Most of the motels I recall staying in as a child were not part of chains. They were individually owned and my mother would look them up in the AAA travel books to see what sort of a diamond rating they had. Holiday Inns were way out of our price range. Next step was Travel Lodge. Those were more economical if not as "fancy" as Holiday Inn.
I've said before that the first thing I always did as a child when walking into a new motel room was to check the desk drawer for post cards and stationary. Okay, I'll admit it, I still do. A few years ago I won a trip to a 5 star resort and as soon as the bellhop left the room I was into the desk drawer checking for post cards and stationary. Old habits die hard.
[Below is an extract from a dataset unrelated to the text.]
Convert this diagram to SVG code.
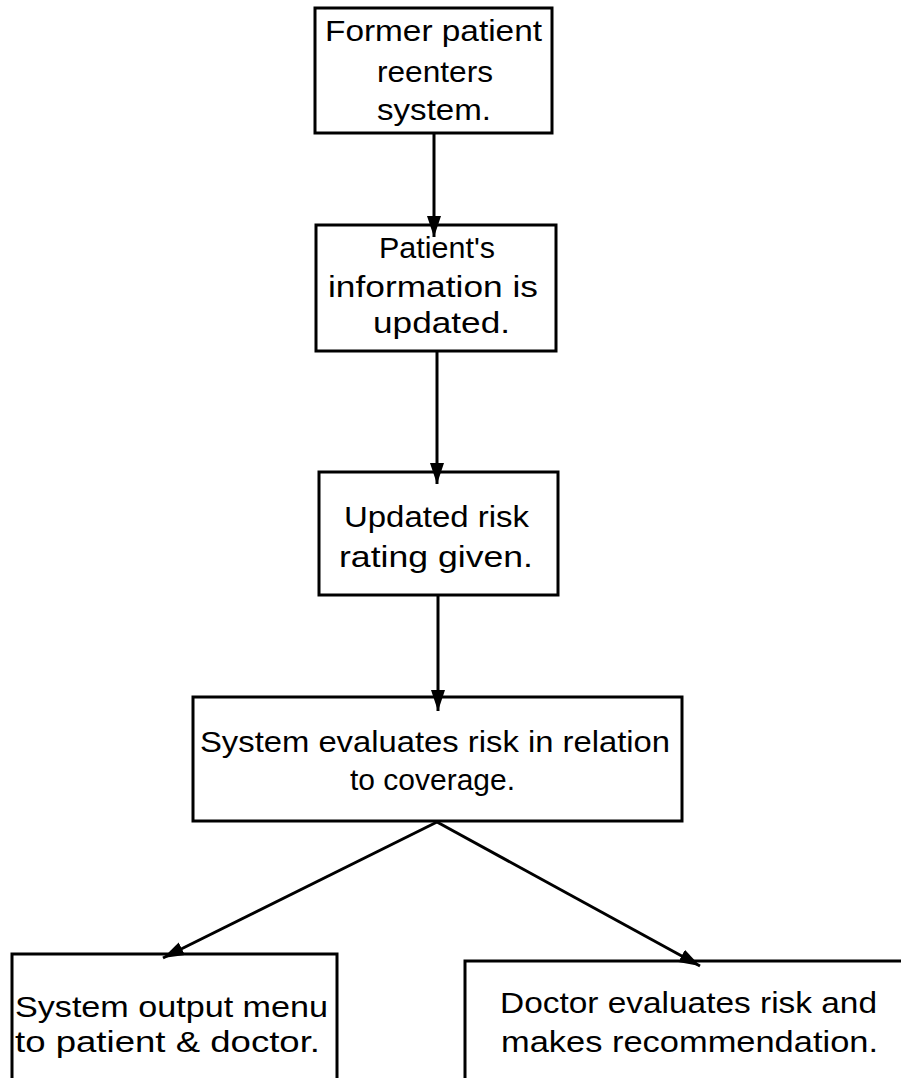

I do not know how old this Sleepy Bear post card is, but I'm imagining around 1962 to 1967. As a kid I liked Sleepy Bear. He was always a welcoming sight to see on their signs when it was late at night in a rain storm. We'd pull in next to the office and my father would go inside to see if they had a room. My mother would sit patiently waiting in the front seat with the wipers slapping back and forth across the large Olsdmobile windshield. Maybe the glow of the radio across the dashboard. Me in the back seat with the dog, anxiously looking towards the office hoping they had a room. Then my dad back into the car with a key and mother asking, "Did you ask if they take dogs?" My father, putting the car in gear, "No."
Is Sleepy Bear still out there along the highways welcoming sleepy kids? I hope so. Yes, I know, he's just a corporate image trying to manipulate shoppers, but at the time these little images didn't seem as heavy handed. He was just a sleepy little bear who made a little girl smile.
Here's another book I'd like to recommend to those who love ephemera.
Hitting the Road: The Art of the American Road Map by Douglas A. Yorke, Jr, John Margolies, and Eric Baker.
It's all about the covers on vintage road maps of the US. The oldest map featured is from 1893.
Oh how I wish I had all of those old maps we used when we travelled. The
colorful maps you used to get for free from gas stations that were thrown away when the trip was over. Those days are sure gone, but this book lets you relive a little bit of what travel was once like. So if you like vintage travel or simply love looking at vintage ephemera illustrations this book won't be a disappointment.